▶ _Work instructions_
Repeat the material below word for word and leave out all pictures.

▶ _Given information_
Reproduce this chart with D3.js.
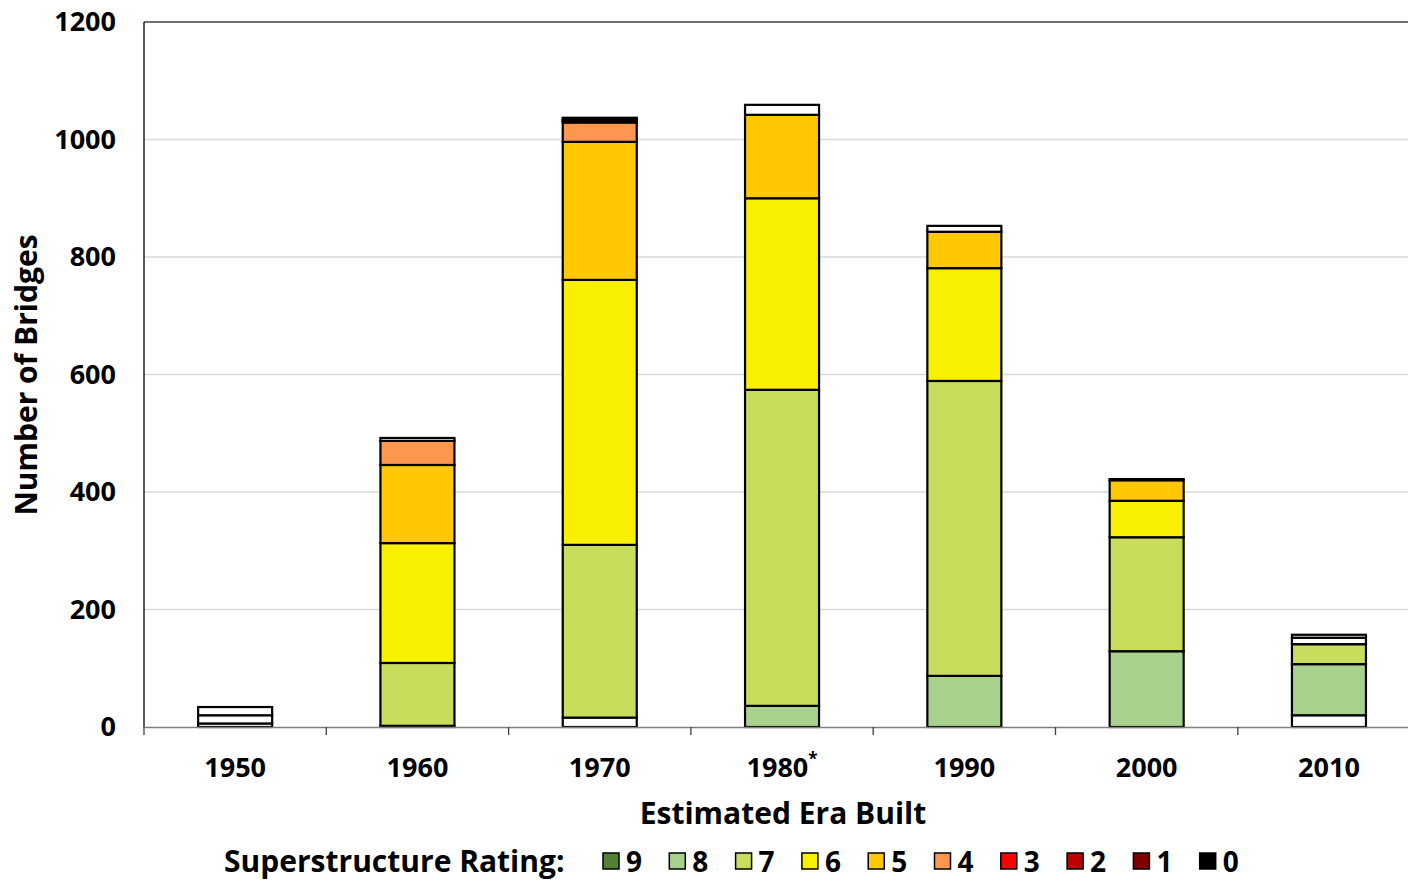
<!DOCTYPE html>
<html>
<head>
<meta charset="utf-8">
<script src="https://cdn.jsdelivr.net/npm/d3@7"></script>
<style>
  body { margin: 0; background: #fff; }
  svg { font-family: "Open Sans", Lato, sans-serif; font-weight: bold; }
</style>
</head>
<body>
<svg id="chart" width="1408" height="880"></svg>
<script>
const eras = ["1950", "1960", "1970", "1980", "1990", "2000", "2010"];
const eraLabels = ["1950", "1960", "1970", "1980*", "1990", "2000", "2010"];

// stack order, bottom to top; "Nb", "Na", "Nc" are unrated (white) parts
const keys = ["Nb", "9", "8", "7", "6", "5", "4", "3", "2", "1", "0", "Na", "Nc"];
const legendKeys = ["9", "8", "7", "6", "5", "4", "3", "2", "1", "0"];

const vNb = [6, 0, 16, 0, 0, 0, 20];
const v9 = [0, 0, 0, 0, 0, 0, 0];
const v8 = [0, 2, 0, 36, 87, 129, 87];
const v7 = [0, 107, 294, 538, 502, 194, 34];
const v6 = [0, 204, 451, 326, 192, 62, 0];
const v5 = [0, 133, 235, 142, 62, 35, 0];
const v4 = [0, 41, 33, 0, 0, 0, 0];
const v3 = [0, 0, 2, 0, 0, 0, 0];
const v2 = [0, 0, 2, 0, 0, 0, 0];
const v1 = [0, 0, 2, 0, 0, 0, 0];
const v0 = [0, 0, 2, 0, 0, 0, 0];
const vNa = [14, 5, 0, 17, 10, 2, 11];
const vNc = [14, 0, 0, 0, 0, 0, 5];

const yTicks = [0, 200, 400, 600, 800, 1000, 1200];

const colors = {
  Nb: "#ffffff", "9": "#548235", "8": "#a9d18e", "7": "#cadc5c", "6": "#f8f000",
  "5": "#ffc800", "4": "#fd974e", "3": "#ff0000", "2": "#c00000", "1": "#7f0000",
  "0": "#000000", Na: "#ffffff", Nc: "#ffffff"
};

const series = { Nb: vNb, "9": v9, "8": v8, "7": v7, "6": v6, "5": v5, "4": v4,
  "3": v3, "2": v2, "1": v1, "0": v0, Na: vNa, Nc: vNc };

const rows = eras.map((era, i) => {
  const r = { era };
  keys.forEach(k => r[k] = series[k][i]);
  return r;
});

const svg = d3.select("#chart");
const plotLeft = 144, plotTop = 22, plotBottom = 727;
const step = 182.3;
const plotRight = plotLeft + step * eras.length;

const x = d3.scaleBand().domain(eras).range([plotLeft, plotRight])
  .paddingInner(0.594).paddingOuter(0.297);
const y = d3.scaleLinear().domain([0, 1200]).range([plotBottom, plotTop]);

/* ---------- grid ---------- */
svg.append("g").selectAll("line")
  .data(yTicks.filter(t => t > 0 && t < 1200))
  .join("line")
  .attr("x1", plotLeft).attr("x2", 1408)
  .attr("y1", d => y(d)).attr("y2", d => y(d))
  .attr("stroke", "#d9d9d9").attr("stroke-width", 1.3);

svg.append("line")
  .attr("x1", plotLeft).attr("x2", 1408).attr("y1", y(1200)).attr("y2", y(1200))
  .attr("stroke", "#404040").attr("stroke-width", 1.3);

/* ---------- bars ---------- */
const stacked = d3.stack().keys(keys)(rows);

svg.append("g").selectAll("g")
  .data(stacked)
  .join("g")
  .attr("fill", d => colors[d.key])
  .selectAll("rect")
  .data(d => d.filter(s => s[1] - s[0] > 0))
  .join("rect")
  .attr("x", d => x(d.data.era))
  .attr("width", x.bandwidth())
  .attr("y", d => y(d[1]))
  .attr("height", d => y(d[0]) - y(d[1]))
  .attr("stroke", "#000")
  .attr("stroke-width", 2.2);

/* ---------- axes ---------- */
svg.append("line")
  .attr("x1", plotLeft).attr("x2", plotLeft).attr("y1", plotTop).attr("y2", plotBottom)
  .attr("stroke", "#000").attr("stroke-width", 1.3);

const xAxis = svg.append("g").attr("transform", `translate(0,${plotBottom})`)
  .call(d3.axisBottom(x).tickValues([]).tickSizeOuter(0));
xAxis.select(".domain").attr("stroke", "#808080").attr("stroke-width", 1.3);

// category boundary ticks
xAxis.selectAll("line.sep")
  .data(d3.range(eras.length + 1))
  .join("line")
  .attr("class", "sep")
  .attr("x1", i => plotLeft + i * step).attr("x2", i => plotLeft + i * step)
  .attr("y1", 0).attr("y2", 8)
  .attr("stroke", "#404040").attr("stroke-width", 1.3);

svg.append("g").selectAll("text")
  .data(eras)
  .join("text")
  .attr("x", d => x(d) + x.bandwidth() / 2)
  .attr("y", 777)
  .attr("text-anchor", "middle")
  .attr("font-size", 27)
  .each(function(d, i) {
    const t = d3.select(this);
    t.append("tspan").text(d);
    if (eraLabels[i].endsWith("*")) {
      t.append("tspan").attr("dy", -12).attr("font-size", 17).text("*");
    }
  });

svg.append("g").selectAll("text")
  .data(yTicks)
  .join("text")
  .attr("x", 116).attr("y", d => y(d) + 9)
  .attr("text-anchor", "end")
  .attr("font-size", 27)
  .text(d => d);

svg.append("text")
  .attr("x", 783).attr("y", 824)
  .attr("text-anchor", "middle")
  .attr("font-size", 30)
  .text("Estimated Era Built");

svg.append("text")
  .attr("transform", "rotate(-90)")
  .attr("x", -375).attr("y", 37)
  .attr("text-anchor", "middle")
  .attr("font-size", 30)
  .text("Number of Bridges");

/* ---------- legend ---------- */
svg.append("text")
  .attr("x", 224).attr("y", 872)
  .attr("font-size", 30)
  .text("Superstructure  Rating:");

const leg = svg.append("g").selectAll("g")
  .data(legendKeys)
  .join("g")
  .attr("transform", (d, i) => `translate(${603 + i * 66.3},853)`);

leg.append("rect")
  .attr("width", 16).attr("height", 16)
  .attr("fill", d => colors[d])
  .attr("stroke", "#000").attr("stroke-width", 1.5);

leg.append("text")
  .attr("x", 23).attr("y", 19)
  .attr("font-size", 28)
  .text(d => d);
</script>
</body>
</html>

▶ _Solution for this problem_
Reproduce this chart with D3.js.
<!DOCTYPE html>
<html>
<head>
<meta charset="utf-8">
<script src="https://cdn.jsdelivr.net/npm/d3@7"></script>
<style>
  body { margin: 0; background: #fff; }
  svg { font-family: "Open Sans", Lato, sans-serif; font-weight: bold; }
</style>
</head>
<body>
<svg id="chart" width="1408" height="880"></svg>
<script>
const eras = ["1950", "1960", "1970", "1980", "1990", "2000", "2010"];
const eraLabels = ["1950", "1960", "1970", "1980*", "1990", "2000", "2010"];

// stack order, bottom to top; "Nb", "Na", "Nc" are unrated (white) parts
const keys = ["Nb", "9", "8", "7", "6", "5", "4", "3", "2", "1", "0", "Na", "Nc"];
const legendKeys = ["9", "8", "7", "6", "5", "4", "3", "2", "1", "0"];

const vNb = [6, 0, 16, 0, 0, 0, 20];
const v9 = [0, 0, 0, 0, 0, 0, 0];
const v8 = [0, 2, 0, 36, 87, 129, 87];
const v7 = [0, 107, 294, 538, 502, 194, 34];
const v6 = [0, 204, 451, 326, 192, 62, 0];
const v5 = [0, 133, 235, 142, 62, 35, 0];
const v4 = [0, 41, 33, 0, 0, 0, 0];
const v3 = [0, 0, 2, 0, 0, 0, 0];
const v2 = [0, 0, 2, 0, 0, 0, 0];
const v1 = [0, 0, 2, 0, 0, 0, 0];
const v0 = [0, 0, 2, 0, 0, 0, 0];
const vNa = [14, 5, 0, 17, 10, 2, 11];
const vNc = [14, 0, 0, 0, 0, 0, 5];

const yTicks = [0, 200, 400, 600, 800, 1000, 1200];

const colors = {
  Nb: "#ffffff", "9": "#548235", "8": "#a9d18e", "7": "#cadc5c", "6": "#f8f000",
  "5": "#ffc800", "4": "#fd974e", "3": "#ff0000", "2": "#c00000", "1": "#7f0000",
  "0": "#000000", Na: "#ffffff", Nc: "#ffffff"
};

const series = { Nb: vNb, "9": v9, "8": v8, "7": v7, "6": v6, "5": v5, "4": v4,
  "3": v3, "2": v2, "1": v1, "0": v0, Na: vNa, Nc: vNc };

const rows = eras.map((era, i) => {
  const r = { era };
  keys.forEach(k => r[k] = series[k][i]);
  return r;
});

const svg = d3.select("#chart");
const plotLeft = 144, plotTop = 22, plotBottom = 727;
const step = 182.3;
const plotRight = plotLeft + step * eras.length;

const x = d3.scaleBand().domain(eras).range([plotLeft, plotRight])
  .paddingInner(0.594).paddingOuter(0.297);
const y = d3.scaleLinear().domain([0, 1200]).range([plotBottom, plotTop]);

/* ---------- grid ---------- */
svg.append("g").selectAll("line")
  .data(yTicks.filter(t => t > 0 && t < 1200))
  .join("line")
  .attr("x1", plotLeft).attr("x2", 1408)
  .attr("y1", d => y(d)).attr("y2", d => y(d))
  .attr("stroke", "#d9d9d9").attr("stroke-width", 1.3);

svg.append("line")
  .attr("x1", plotLeft).attr("x2", 1408).attr("y1", y(1200)).attr("y2", y(1200))
  .attr("stroke", "#404040").attr("stroke-width", 1.3);

/* ---------- bars ---------- */
const stacked = d3.stack().keys(keys)(rows);

svg.append("g").selectAll("g")
  .data(stacked)
  .join("g")
  .attr("fill", d => colors[d.key])
  .selectAll("rect")
  .data(d => d.filter(s => s[1] - s[0] > 0))
  .join("rect")
  .attr("x", d => x(d.data.era))
  .attr("width", x.bandwidth())
  .attr("y", d => y(d[1]))
  .attr("height", d => y(d[0]) - y(d[1]))
  .attr("stroke", "#000")
  .attr("stroke-width", 2.2);

/* ---------- axes ---------- */
svg.append("line")
  .attr("x1", plotLeft).attr("x2", plotLeft).attr("y1", plotTop).attr("y2", plotBottom)
  .attr("stroke", "#000").attr("stroke-width", 1.3);

const xAxis = svg.append("g").attr("transform", `translate(0,${plotBottom})`)
  .call(d3.axisBottom(x).tickValues([]).tickSizeOuter(0));
xAxis.select(".domain").attr("stroke", "#808080").attr("stroke-width", 1.3);

// category boundary ticks
xAxis.selectAll("line.sep")
  .data(d3.range(eras.length + 1))
  .join("line")
  .attr("class", "sep")
  .attr("x1", i => plotLeft + i * step).attr("x2", i => plotLeft + i * step)
  .attr("y1", 0).attr("y2", 8)
  .attr("stroke", "#404040").attr("stroke-width", 1.3);

svg.append("g").selectAll("text")
  .data(eras)
  .join("text")
  .attr("x", d => x(d) + x.bandwidth() / 2)
  .attr("y", 777)
  .attr("text-anchor", "middle")
  .attr("font-size", 27)
  .each(function(d, i) {
    const t = d3.select(this);
    t.append("tspan").text(d);
    if (eraLabels[i].endsWith("*")) {
      t.append("tspan").attr("dy", -12).attr("font-size", 17).text("*");
    }
  });

svg.append("g").selectAll("text")
  .data(yTicks)
  .join("text")
  .attr("x", 116).attr("y", d => y(d) + 9)
  .attr("text-anchor", "end")
  .attr("font-size", 27)
  .text(d => d);

svg.append("text")
  .attr("x", 783).attr("y", 824)
  .attr("text-anchor", "middle")
  .attr("font-size", 30)
  .text("Estimated Era Built");

svg.append("text")
  .attr("transform", "rotate(-90)")
  .attr("x", -375).attr("y", 37)
  .attr("text-anchor", "middle")
  .attr("font-size", 30)
  .text("Number of Bridges");

/* ---------- legend ---------- */
svg.append("text")
  .attr("x", 224).attr("y", 872)
  .attr("font-size", 30)
  .text("Superstructure  Rating:");

const leg = svg.append("g").selectAll("g")
  .data(legendKeys)
  .join("g")
  .attr("transform", (d, i) => `translate(${603 + i * 66.3},853)`);

leg.append("rect")
  .attr("width", 16).attr("height", 16)
  .attr("fill", d => colors[d])
  .attr("stroke", "#000").attr("stroke-width", 1.5);

leg.append("text")
  .attr("x", 23).attr("y", 19)
  .attr("font-size", 28)
  .text(d => d);
</script>
</body>
</html>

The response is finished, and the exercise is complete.